So, I was at Meijer the other day. (WHAT? She NEVER goes to Meijer, especially not three times a week, sometimes twice a day.)
Yeah, it was a pretty average day for me. The only real oddity about it was that I went to the one on Carpenter and not Ann Arbor-Saline. I remember this only because of where the pens can be found in relation to E4, the Media corner of the store. I was there with the main intent to buy food, I think, but had allowed myself to wander into the office supplies section because fall creates a chasm in my soul that I want to fill with back to school supplies even though they won’t let me back in school.
I was really looking for these pens my roommate has. I didn’t ask her what brand or where she got them, but I thought there was a good chance Meijer might have them at the moment. Really, I want two more boxes of the BIC white tube pens. You know, the old school ones they stopped selling when they went to the frosted tube pens. The white tube pens work better and for longer, and quite frankly I might never forgive BIC for the atrocity they have committed.
All of these thoughts I’m having, plus “Can I excuse buying yet another pack of Sharpies?” while standing in the aisle.
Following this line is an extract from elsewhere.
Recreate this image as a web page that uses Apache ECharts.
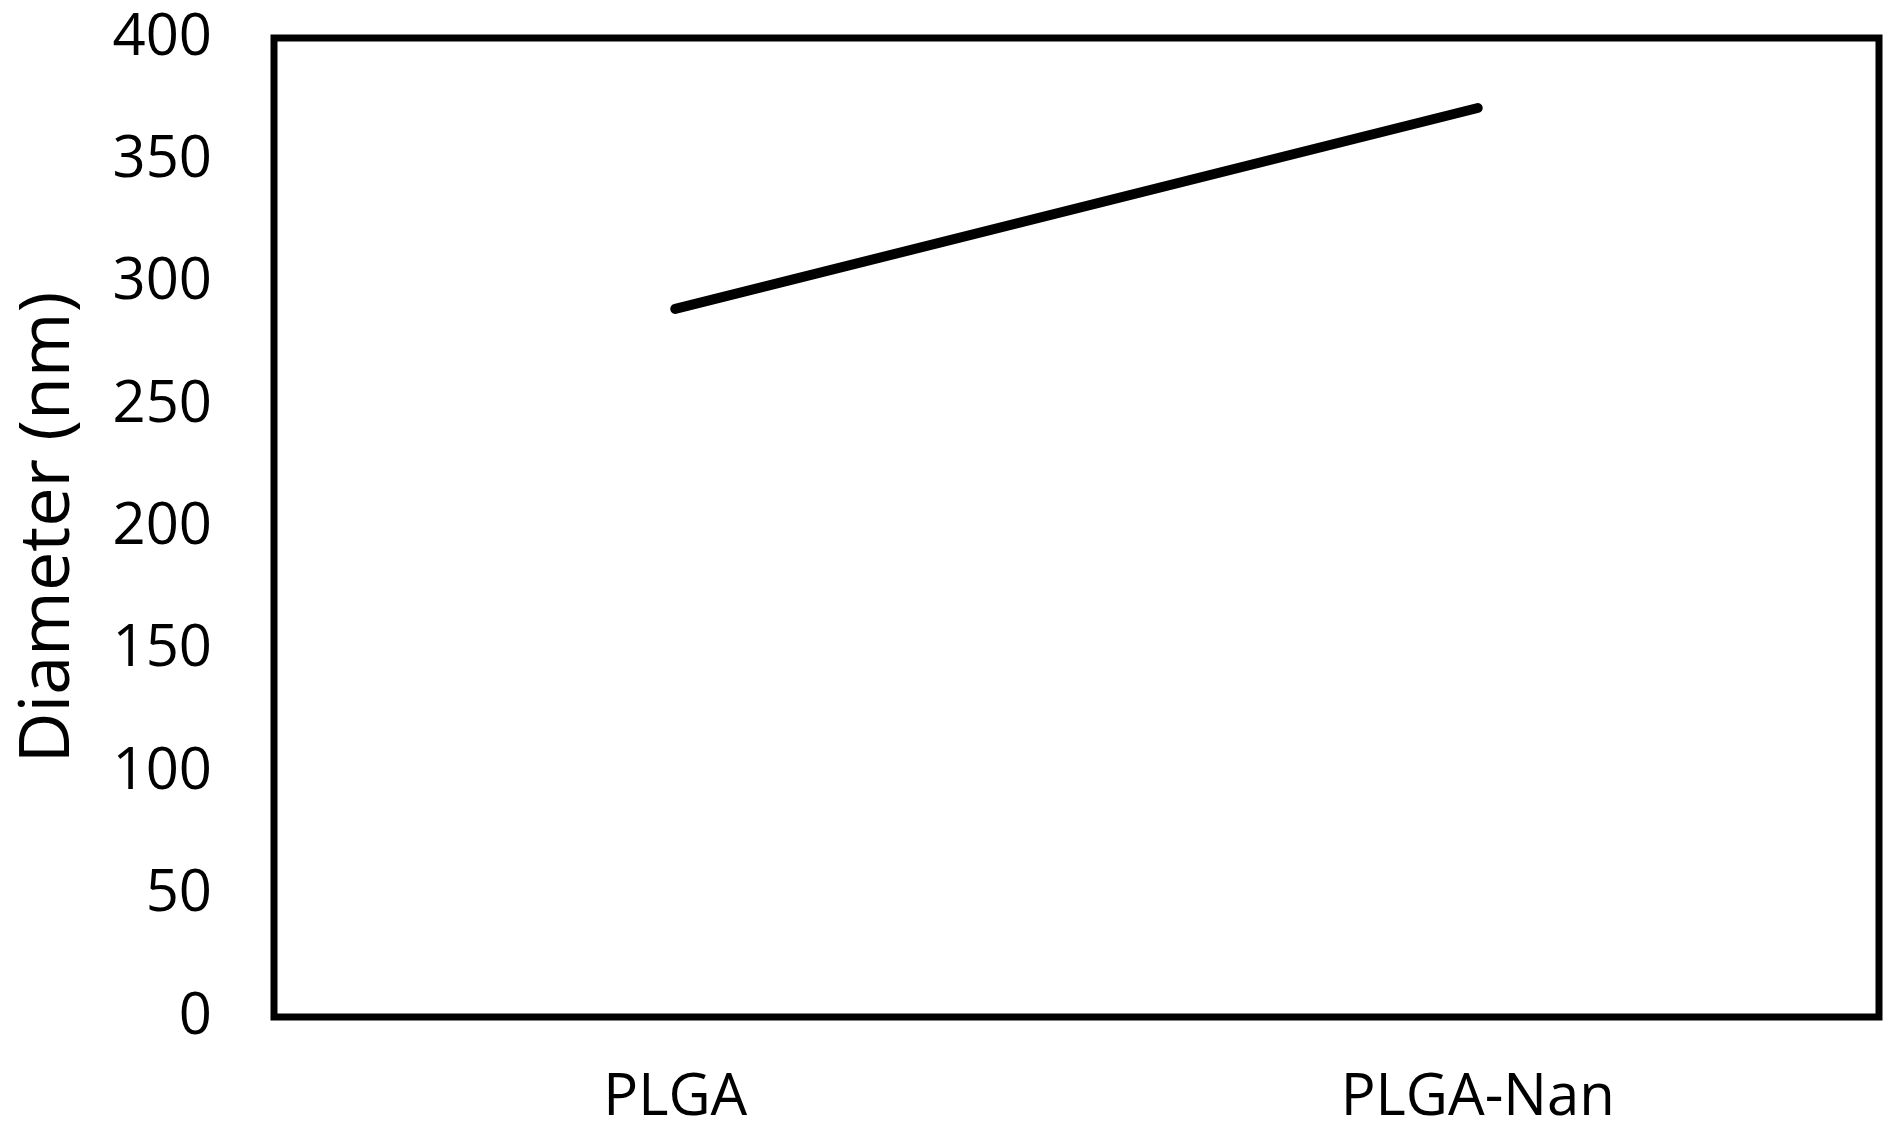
<!DOCTYPE html>
<html lang="en">
<head>
    <meta charset="utf-8" />
    <title>Diameter</title>
    <script src="https://cdn.jsdelivr.net/npm/echarts@6/dist/echarts.min.js"></script>
</head>
<body style="margin:0;background:#fff;">
    <div id="main" style="width:1892px;height:1134px;"></div>
    <script type="text/javascript">
        var categories = ['PLGA', 'PLGA-Nan'];
        var diameter = [289.3, 371.4];
        var yTicks = { min: 0, max: 400, interval: 50 };

        var font = '"Open Sans", "DejaVu Sans", sans-serif';
        var myChart = echarts.init(document.getElementById('main'));

        var option = {
            backgroundColor: '#fff',
            grid: {
                left: 274, top: 38, right: 13, bottom: 117,
                show: true, borderColor: '#000', borderWidth: 7,
                containLabel: false,
                outerBoundsMode: 'none'
            },
            xAxis: {
                type: 'category',
                data: categories,
                boundaryGap: true,
                axisLine: { show: false },
                axisTick: { show: false },
                axisLabel: { color: '#000', fontFamily: font, fontSize: 58, margin: 52 }
            },
            yAxis: {
                type: 'value',
                min: yTicks.min,
                max: yTicks.max,
                interval: yTicks.interval,
                name: 'Diameter (nm)',
                nameLocation: 'middle',
                nameGap: 190,
                nameTextStyle: { color: '#000', fontFamily: font, fontSize: 70 },
                axisLine: { show: false },
                axisTick: { show: false },
                splitLine: { show: false },
                axisLabel: { color: '#000', fontFamily: font, fontSize: 58, margin: 62 }
            },
            series: [{
                type: 'line',
                data: diameter,
                symbol: 'none',
                lineStyle: { color: '#000', width: 10, cap: 'round' },
                animation: false
            }]
        };

        myChart.setOption(option);
    </script>
</body>
</html>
Two worker drones (red polos will hunt me until the day I die) came around the corner. They were obviously on break and looking at the other side of the aisle I was in, which contained movies.
Now, I’d never call myself ugly, but I’m not attractive either. I, sort of, sit on the fence. When I don’t pull myself together, I inspire reactions of, “that’s rough.” But also, when I do pull myself together, I get thumbs up. I blend into the background. I’m not a show stopper on either end, hideous or gorgeous. I’m 100% okay with this. So when the guys came around the corner, I paid them no mind because people don’t usually react to my presence. I’m relatively, and wonderfully, invisible.
But since they were like three feet away from me, I could hear their conversation. They didn’t say anything about me. Their discussion ignored me as a person, however, the manner in which they spoke let me know that I was they audience. Have you ever had that? Where you know people want you to hear what they were saying? Maybe I caught it because I shamefully do the same thing.
They were talking about Ant Man of all things, and sort of being nerdy guys. I felt like they wanted to geek out about it, and really like the movie, but because a female (not even me specifically, but a living, breathing female) was in their midst, they sort of put on haughtier personas than they might regularly have as if to be impressive.
It was so bizarre to be a part of this brief social incident. They belittled the character for only having strength when he shrinks. “What good is that?” And, well, we all sort of had those thoughts when we first heard about Ant Man being made into a movie. I know I did. Still, after seeing the movie, I really liked him. I thought he had good character. I think strategically transforming between human-size and ant-size is beautiful and occasionally necessary and not really as laughable as you first think. Plus, I love Paul Rudd. I love his brand of humor. Plus, I think he’s the only one who could have played Ant Man without the character seeming down right lame.
I wanted to turn around and explain this to the guys, but I was in shock as well. They thought I was the type of girl to love Thor because Chris Hemsworth is hot. Now. Chris Hemsworth is hot. So is everyone else in Marvel movies. Their movie stars. You aren’t going to find many in Hollywood who are genuinely ugly. Also, Hollywood does not have a record of choosing ugly actors/actresses to play superheroes. Have whatever opinion you want about that, but they don’t. But, still, I’m insulted that they didn’t think that I cared about character development or plot, or ideas outside of how the superhero looks. As if I sit around picking my favorite actors based on looks and not talent. As if I don’t like to get into the brain of the character him/herself and see what makes them tick, regardless of who plays them.
But also, whoa. I don’t know if I’ve been in that situation before, but this is the first time I really recognized it. How wonderfully fascinating to be able to pick a part a social interaction like that. I’m the Hannibal Lecter of picking apart social situations. I’m crazed, methodical, and receiving sadistic joy from over embellished half-truths I’ve convinced myself are real life. I also don’t pick apart a situation until I’m alone and then I replay it over and over again on a loop until the film gets warps and the image goes all warbly. That day however, I was one with the universe, I guess. God gave me a brief insight into his divine omniscience and not only did I know what was happening, I had insight into why it was happening.
Sometimes I want my superpower to be reading people’s minds because of my raging social anxiety and neurosis. The power would probably cripple me and destroy my psyche. Other times, I want my superpower to be reading people’s minds so I can just sit in there and figure out what they’re doing and why. I want to creep around and see what makes them tick. On a scale of one to ten, the power would probably send my ego from an eight straight to an eleven. And then it would probably destroy my psyche. I’m betting I’m not the hero of an epic fantasy where I receive great power and am capable of bearing it by natural humility and grace, or whatever it is that Bilbo and Harry have in spades. I’m Dumbledore. I’m too smart for my own good, and I will probably be the death of me.
STILL. The spiral downward in flames would be SO MAJESTIC and fun.